- [Prompt]:
Transcribe the whole listing without a single picture.

- [Given information]:
▬▬▬▬▬▬

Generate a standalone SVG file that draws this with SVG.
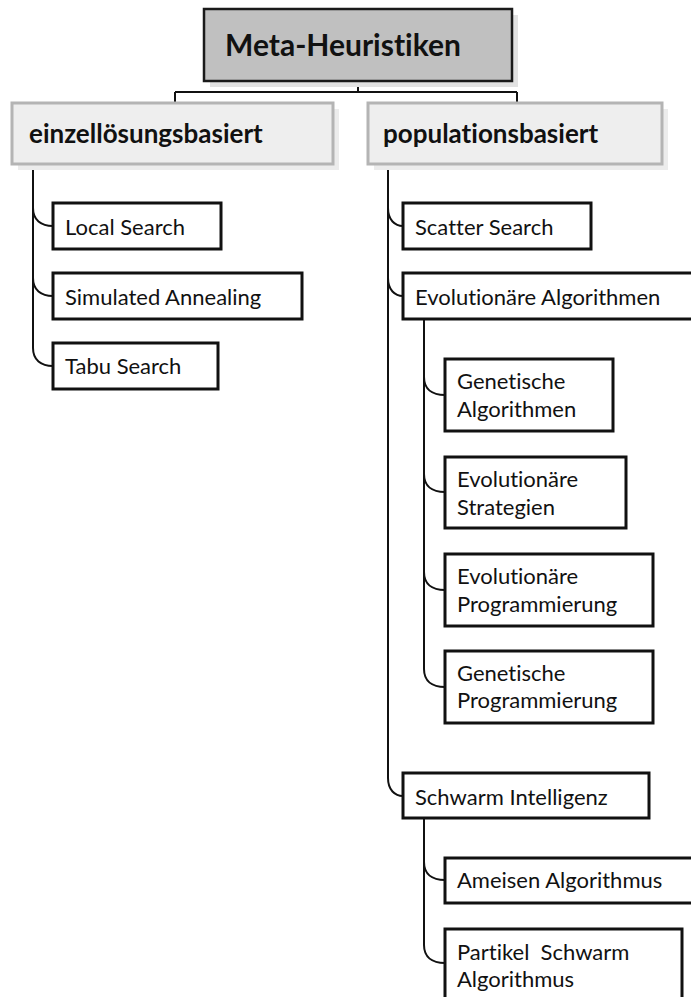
<svg xmlns="http://www.w3.org/2000/svg" width="691" height="997" viewBox="0 0 691 997">
<style>
  .t { font-family: Lato, "Liberation Sans", sans-serif; fill: #111; font-variant-ligatures: none; font-feature-settings: "liga" 0, "clig" 0; }
  .b { font-weight: bold; }
  .top { fill: #c0c0c0; stroke: #1a1a1a; stroke-width: 2.5; }
  .lvl { fill: #eeeeee; stroke: #b4b4b4; stroke-width: 3; }
  .sh1 { fill: #e2e2e2; }
  .sh2 { fill: #ececec; }
  .leaf { fill: #ffffff; stroke: #111; stroke-width: 3; }
  .c { fill: none; stroke: #111; stroke-width: 2; }
  .s { font-size: 22px; }
</style>
<rect width="691" height="997" fill="#ffffff"/>
<g id="connectors">
  <path class="c" d="M358,81 V92 M175,92 H517 M175,92 V103 M517,92 V103"/>
  <path class="c" d="M33,164 V348"/>
  <path class="c" d="M33,208 C33,220 41,226 53,226 M33,278 C33,290 41,296 53,296 M33,348 C33,360 41,366 53,366"/>
  <path class="c" d="M388,164 V778"/>
  <path class="c" d="M388,208 C388,220 395,226 403,226 M388,278 C388,290 395,296 403,296 M388,778 C388,790 395,796 403,796"/>
  <path class="c" d="M424,319 V669"/>
  <path class="c" d="M424,377 C424,389 432,395 445,395 M424,474 C424,486 432,492 445,492 M424,572 C424,584 432,590 445,590 M424,669 C424,681 432,687 445,687"/>
  <path class="c" d="M424,818 V945"/>
  <path class="c" d="M424,862 C424,874 432,880 445,880 M424,945 C424,957 432,963 445,963"/>
</g>
<g id="meta">
  <rect class="sh1" x="210" y="15" width="308" height="72"/>
  <rect class="top" x="204" y="9" width="308" height="72"/>
  <text class="t b" x="225" y="56" font-size="30">Meta-Heuristiken</text>
</g>
<g id="einzel">
  <rect class="sh2" x="18" y="109" width="321" height="61"/>
  <rect class="lvl" x="12" y="103" width="321" height="61"/>
  <text class="t b" x="29" y="143" font-size="26">einzellösungsbasiert</text>
</g>
<g id="population">
  <rect class="sh2" x="374" y="109" width="294" height="61"/>
  <rect class="lvl" x="368" y="103" width="294" height="61"/>
  <text class="t b" x="383" y="143" font-size="26">populationsbasiert</text>
</g>
<g id="local">
  <rect class="leaf" x="53" y="203" width="168" height="46"/>
  <text class="t s" x="65" y="235">Local Search</text>
</g>
<g id="annealing">
  <rect class="leaf" x="53" y="273" width="249" height="46"/>
  <text class="t s" x="65" y="305">Simulated Annealing</text>
</g>
<g id="tabu">
  <rect class="leaf" x="53" y="343" width="165" height="46"/>
  <text class="t s" x="65" y="374">Tabu Search</text>
</g>
<g id="scatter">
  <rect class="leaf" x="403" y="203" width="188" height="46"/>
  <text class="t s" x="415" y="235">Scatter Search</text>
</g>
<g id="evo">
  <rect class="leaf" x="403" y="273" width="300" height="46"/>
  <text class="t s" x="415" y="305">Evolutionäre Algorithmen</text>
</g>
<g id="genalg">
  <rect class="leaf" x="445" y="359" width="168" height="72"/>
  <text class="t s" x="457" y="389">Genetische</text>
  <text class="t s" x="457" y="417">Algorithmen</text>
</g>
<g id="evostrat">
  <rect class="leaf" x="445" y="457" width="181" height="71"/>
  <text class="t s" x="457" y="487">Evolutionäre</text>
  <text class="t s" x="457" y="515">Strategien</text>
</g>
<g id="evoprog">
  <rect class="leaf" x="445" y="554" width="208" height="72"/>
  <text class="t s" x="457" y="584">Evolutionäre</text>
  <text class="t s" x="457" y="612">Programmierung</text>
</g>
<g id="genprog">
  <rect class="leaf" x="445" y="651" width="208" height="72"/>
  <text class="t s" x="457" y="681">Genetische</text>
  <text class="t s" x="457" y="708">Programmierung</text>
</g>
<g id="schwarm">
  <rect class="leaf" x="403" y="773" width="246" height="45"/>
  <text class="t s" x="415" y="805">Schwarm Intelligenz</text>
</g>
<g id="ameisen">
  <rect class="leaf" x="445" y="858" width="260" height="45"/>
  <text class="t s" x="457" y="888">Ameisen Algorithmus</text>
</g>
<g id="partikel">
  <rect class="leaf" x="445" y="929" width="237" height="80"/>
  <text class="t s" x="457" y="960" xml:space="preserve">Partikel  Schwarm</text>
  <text class="t s" x="457" y="987">Algorithmus</text>
</g>
</svg>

▬▬▬▬▬▬

- [The answer]:
Generate a standalone SVG file that draws this with SVG.
<svg xmlns="http://www.w3.org/2000/svg" width="691" height="997" viewBox="0 0 691 997">
<style>
  .t { font-family: Lato, "Liberation Sans", sans-serif; fill: #111; font-variant-ligatures: none; font-feature-settings: "liga" 0, "clig" 0; }
  .b { font-weight: bold; }
  .top { fill: #c0c0c0; stroke: #1a1a1a; stroke-width: 2.5; }
  .lvl { fill: #eeeeee; stroke: #b4b4b4; stroke-width: 3; }
  .sh1 { fill: #e2e2e2; }
  .sh2 { fill: #ececec; }
  .leaf { fill: #ffffff; stroke: #111; stroke-width: 3; }
  .c { fill: none; stroke: #111; stroke-width: 2; }
  .s { font-size: 22px; }
</style>
<rect width="691" height="997" fill="#ffffff"/>
<g id="connectors">
  <path class="c" d="M358,81 V92 M175,92 H517 M175,92 V103 M517,92 V103"/>
  <path class="c" d="M33,164 V348"/>
  <path class="c" d="M33,208 C33,220 41,226 53,226 M33,278 C33,290 41,296 53,296 M33,348 C33,360 41,366 53,366"/>
  <path class="c" d="M388,164 V778"/>
  <path class="c" d="M388,208 C388,220 395,226 403,226 M388,278 C388,290 395,296 403,296 M388,778 C388,790 395,796 403,796"/>
  <path class="c" d="M424,319 V669"/>
  <path class="c" d="M424,377 C424,389 432,395 445,395 M424,474 C424,486 432,492 445,492 M424,572 C424,584 432,590 445,590 M424,669 C424,681 432,687 445,687"/>
  <path class="c" d="M424,818 V945"/>
  <path class="c" d="M424,862 C424,874 432,880 445,880 M424,945 C424,957 432,963 445,963"/>
</g>
<g id="meta">
  <rect class="sh1" x="210" y="15" width="308" height="72"/>
  <rect class="top" x="204" y="9" width="308" height="72"/>
  <text class="t b" x="225" y="56" font-size="30">Meta-Heuristiken</text>
</g>
<g id="einzel">
  <rect class="sh2" x="18" y="109" width="321" height="61"/>
  <rect class="lvl" x="12" y="103" width="321" height="61"/>
  <text class="t b" x="29" y="143" font-size="26">einzellösungsbasiert</text>
</g>
<g id="population">
  <rect class="sh2" x="374" y="109" width="294" height="61"/>
  <rect class="lvl" x="368" y="103" width="294" height="61"/>
  <text class="t b" x="383" y="143" font-size="26">populationsbasiert</text>
</g>
<g id="local">
  <rect class="leaf" x="53" y="203" width="168" height="46"/>
  <text class="t s" x="65" y="235">Local Search</text>
</g>
<g id="annealing">
  <rect class="leaf" x="53" y="273" width="249" height="46"/>
  <text class="t s" x="65" y="305">Simulated Annealing</text>
</g>
<g id="tabu">
  <rect class="leaf" x="53" y="343" width="165" height="46"/>
  <text class="t s" x="65" y="374">Tabu Search</text>
</g>
<g id="scatter">
  <rect class="leaf" x="403" y="203" width="188" height="46"/>
  <text class="t s" x="415" y="235">Scatter Search</text>
</g>
<g id="evo">
  <rect class="leaf" x="403" y="273" width="300" height="46"/>
  <text class="t s" x="415" y="305">Evolutionäre Algorithmen</text>
</g>
<g id="genalg">
  <rect class="leaf" x="445" y="359" width="168" height="72"/>
  <text class="t s" x="457" y="389">Genetische</text>
  <text class="t s" x="457" y="417">Algorithmen</text>
</g>
<g id="evostrat">
  <rect class="leaf" x="445" y="457" width="181" height="71"/>
  <text class="t s" x="457" y="487">Evolutionäre</text>
  <text class="t s" x="457" y="515">Strategien</text>
</g>
<g id="evoprog">
  <rect class="leaf" x="445" y="554" width="208" height="72"/>
  <text class="t s" x="457" y="584">Evolutionäre</text>
  <text class="t s" x="457" y="612">Programmierung</text>
</g>
<g id="genprog">
  <rect class="leaf" x="445" y="651" width="208" height="72"/>
  <text class="t s" x="457" y="681">Genetische</text>
  <text class="t s" x="457" y="708">Programmierung</text>
</g>
<g id="schwarm">
  <rect class="leaf" x="403" y="773" width="246" height="45"/>
  <text class="t s" x="415" y="805">Schwarm Intelligenz</text>
</g>
<g id="ameisen">
  <rect class="leaf" x="445" y="858" width="260" height="45"/>
  <text class="t s" x="457" y="888">Ameisen Algorithmus</text>
</g>
<g id="partikel">
  <rect class="leaf" x="445" y="929" width="237" height="80"/>
  <text class="t s" x="457" y="960" xml:space="preserve">Partikel  Schwarm</text>
  <text class="t s" x="457" y="987">Algorithmus</text>
</g>
</svg>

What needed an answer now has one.